Andrew McGlashan presents the plays of the day


Ian Bell takes a breather after an awkward moment in the field © Getty Images
 
That's how to play it
Andrew Flintoff failed to add to his overnight score when he couldn't get over the top of a cut shot and offered a simple catch to backward point. Three balls later, Matt Prior showed how the shot should be played - albeit to a slightly wider ball - as he connected with a rasping cut that raced to the boundary. It highlighted the narrow margins there are for batsmen between success or failure, but Flintoff probably hadn't finished slamming the dressing-room furniture to be able to watch Prior's effort.
Shiv's eye-patches no help
Shivnarine Chanderpaul has become an unexpected style icon for the black patches he wears under both eyes. "One day in Miami I was struggling to open my eyes and Faoud Bacchus [the former West Indies batsman] came and stuck two under my eyes," he told the series programme. "It actually worked then so I kept it." Well, they didn't help him much when he failed to steady himself under a steepling top-edge offered by Ryan Sidebottom. As the ball fell agonisingly out of his reach, Chanderpaul signalled as though he'd lost it in the sun.
Rudi's right again
After Paul Collingwood was the first England batsman to be on the receiving end of a referral yesterday, Steve Harmison today became the first to ask for a decision to be checked. After Jerome Taylor struck him with a full, inswinging delivery, he immediately asked for the second opinion. It wasn't the plumbest of lbws you will ever see, but there wasn't enough doubt to allow Daryl Harper to reverse his decision. When Hawk-eye was eventually used the ball was shown to be clipping leg stump and Rudi Koertzen had been proved right for a second time.
Tone setting
Andrew Flintoff has been involved in some barnstorming overs in Tests - Ricky Ponting and Jacques Kallis were two memorable victims - and his first to Chris Gayle was right up there. His second ball was planted straight back over mid-on for six and all Flintoff could do was shrug his shoulders. However, he soon responded with a searing bouncer that whistled past Gayle's nose. It is easy to drift off occasionally in the Caribbean sun, but that over woke everyone up.
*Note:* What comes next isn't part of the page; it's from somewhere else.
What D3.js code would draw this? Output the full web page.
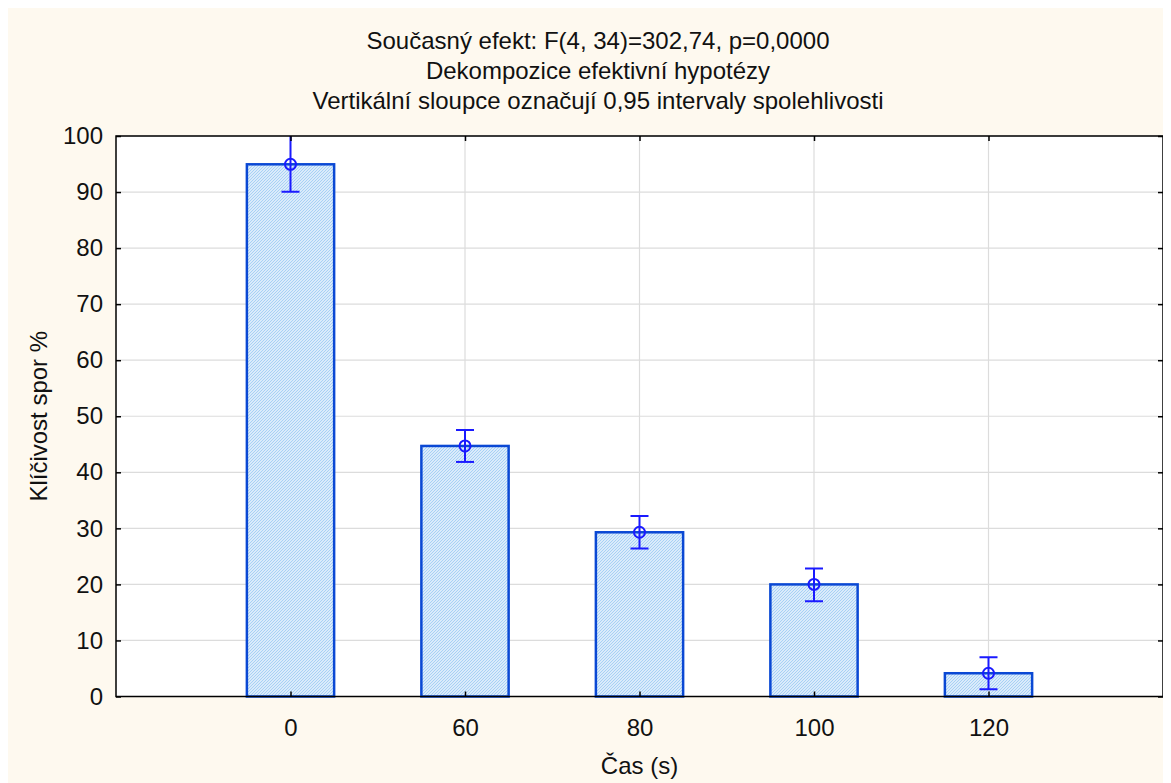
<!DOCTYPE html>
<html>
<head>
<meta charset="utf-8">
<script src="https://cdn.jsdelivr.net/npm/d3@7"></script>
<style>
body { margin: 8px; overflow: hidden; background: #fff; }
svg { display: block; font-family: "Liberation Sans", Arial, sans-serif; }
</style>
</head>
<body>
<svg></svg>
<script>
// Data
var categories = ["0", "60", "80", "100", "120"];
var means = [94.95, 44.7, 29.3, 20.0, 4.15];
var ciLow = [90.05, 41.85, 26.4, 17.0, 1.3];
var ciHigh = [100.4, 47.55, 32.2, 22.85, 7.0];
var yTicks = [0, 10, 20, 30, 40, 50, 60, 70, 80, 90, 100];
var titleLines = [
    "Současný efekt: F(4, 34)=302,74, p=0,0000",
    "Dekompozice efektivní hypotézy",
    "Vertikální sloupce označují 0,95 intervaly spolehlivosti"
];

var width = 1163, height = 775;
// plot box (svg coords)
var plotL = 108, plotT = 128, plotR = 1155, plotB = 688.5;
var fontSize = "24px";

var svg = d3.select("svg")
    .attr("width", width)
    .attr("height", height);

svg.append("rect")
    .attr("width", width)
    .attr("height", height)
    .attr("fill", "#fef9ef");

// hatched fill for the bars
var defs = svg.append("defs");
var pat = defs.append("pattern")
    .attr("id", "hatch")
    .attr("patternUnits", "userSpaceOnUse")
    .attr("width", 3)
    .attr("height", 3);
pat.append("rect").attr("width", 3).attr("height", 3).attr("fill", "#f0f7fe");
pat.append("path")
    .attr("d", "M0,3 L3,0 M-1,1 L1,-1 M2,4 L4,2")
    .attr("stroke", "#a4cff4")
    .attr("stroke-width", 1.1);

defs.append("clipPath").attr("id", "plotclip")
    .append("rect")
    .attr("x", plotL).attr("y", plotT)
    .attr("width", plotR - plotL).attr("height", plotB - plotT);

// scales
var x = d3.scalePoint()
    .domain(categories)
    .range([plotL, plotR])
    .padding(1);

var y = d3.scaleLinear()
    .domain([0, 100])
    .range([plotB, plotT]);

var barWidth = x.step() * 0.5;

// plot background
svg.append("rect")
    .attr("x", plotL).attr("y", plotT)
    .attr("width", plotR - plotL).attr("height", plotB - plotT)
    .attr("fill", "#fff");

// grid lines
var grid = svg.append("g");
grid.selectAll(".hgrid")
    .data(yTicks)
    .enter().append("line")
    .attr("x1", plotL).attr("x2", plotR)
    .attr("y1", d => y(d)).attr("y2", d => y(d))
    .attr("stroke", "#dcdcdc")
    .attr("stroke-width", 1.2);
grid.selectAll(".vgrid")
    .data(categories)
    .enter().append("line")
    .attr("x1", d => x(d)).attr("x2", d => x(d))
    .attr("y1", plotT).attr("y2", plotB)
    .attr("stroke", "#dcdcdc")
    .attr("stroke-width", 1.2);

// bars
svg.append("g")
    .selectAll("rect")
    .data(categories)
    .enter().append("rect")
    .attr("x", d => x(d) - barWidth / 2)
    .attr("y", (d, i) => y(means[i]))
    .attr("width", barWidth)
    .attr("height", (d, i) => y(0) - y(means[i]))
    .attr("fill", "url(#hatch)")
    .attr("stroke", "#0a48d4")
    .attr("stroke-width", 2.5);

// error bars
var err = svg.append("g")
    .attr("clip-path", "url(#plotclip)")
    .attr("stroke", "#1a1aff")
    .attr("stroke-width", 2)
    .attr("fill", "none");
var capW = 9;
categories.forEach(function(c, i) {
    var cx = x(c);
    err.append("line")
        .attr("x1", cx).attr("x2", cx)
        .attr("y1", y(ciLow[i])).attr("y2", y(ciHigh[i]));
    err.append("line")
        .attr("x1", cx - capW).attr("x2", cx + capW)
        .attr("y1", y(ciLow[i])).attr("y2", y(ciLow[i]));
    err.append("line")
        .attr("x1", cx - capW).attr("x2", cx + capW)
        .attr("y1", y(ciHigh[i])).attr("y2", y(ciHigh[i]));
    err.append("circle")
        .attr("cx", cx).attr("cy", y(means[i]))
        .attr("r", 5.5);
});

// axes with inward ticks
var yAxis = svg.append("g")
    .attr("transform", "translate(" + plotL + ",0)")
    .call(d3.axisLeft(y).tickValues(yTicks).tickSize(-5).tickPadding(13));
var xAxis = svg.append("g")
    .attr("transform", "translate(0," + plotB + ")")
    .call(d3.axisBottom(x).tickSize(-5).tickPadding(22));
var yAxisR = svg.append("g")
    .attr("transform", "translate(" + plotR + ",0)")
    .call(d3.axisRight(y).tickValues(yTicks).tickSize(-5).tickFormat(""));
var xAxisT = svg.append("g")
    .attr("transform", "translate(0," + plotT + ")")
    .call(d3.axisTop(x).tickSize(-5).tickFormat(""));

[yAxis, xAxis, yAxisR, xAxisT].forEach(function(a) {
    a.select(".domain").remove();
    a.selectAll(".tick line").attr("stroke", "#000").attr("stroke-width", 1.5);
    a.selectAll("text")
        .attr("fill", "#111")
        .style("font-size", fontSize)
        .style("font-family", "'Liberation Sans', Arial, sans-serif");
});

// frame
svg.append("rect")
    .attr("x", plotL).attr("y", plotT)
    .attr("width", plotR - plotL).attr("height", plotB - plotT)
    .attr("fill", "none")
    .attr("stroke", "#000")
    .attr("stroke-width", 1.5);

// titles
svg.append("g")
    .selectAll("text")
    .data(titleLines)
    .enter().append("text")
    .attr("x", 590)
    .attr("y", (d, i) => 41 + i * 30)
    .attr("text-anchor", "middle")
    .style("font-size", fontSize)
    .attr("fill", "#111")
    .text(d => d);

svg.append("text")
    .attr("x", (plotL + plotR) / 2)
    .attr("y", 766)
    .attr("text-anchor", "middle")
    .style("font-size", fontSize)
    .attr("fill", "#111")
    .text("Čas (s)");

svg.append("text")
    .attr("transform", "translate(39," + ((plotT + plotB) / 2) + ") rotate(-90)")
    .attr("text-anchor", "middle")
    .style("font-size", fontSize)
    .attr("fill", "#111")
    .text("Klíčivost spor %");
</script>
</body>
</html>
Replay crazy After one referral in 121 overs, five were then called for in the next 12 split across the end of England's innings and start of West Indies'. The most hopelessly optimistic came when Andrew Strauss lost the plot early in Ramnaresh Sarwan's innings, to a delivery that would have missed a second set of stumps. But Sarwan was soon the beneficiary after he'd been given out lbw to Harmison by Tony Hill. The third umpire said there was an issue with height and Hill reversed his decision. One of the main talking points through all of this was the time it took to make the decision with some waits approaching three or four minutes. This is the trial phase, but the delay will be something ICC will need to look at.
Bell gets clanged
One man probably wishing Sarwan had been given out was Ian Bell. A couple of balls after the lbw was overturned, Sarwan clipped the ball strongly off his pads. It went straight at Bell - although even his harshest critics, of which there are plenty, would be hard pressed to call it a chance. What really hurt, though, was where it hit him. On first look it appeared to strike his knee, but in fact it crunched him a touch higher up where everyone, except the person hit, finds it very funny.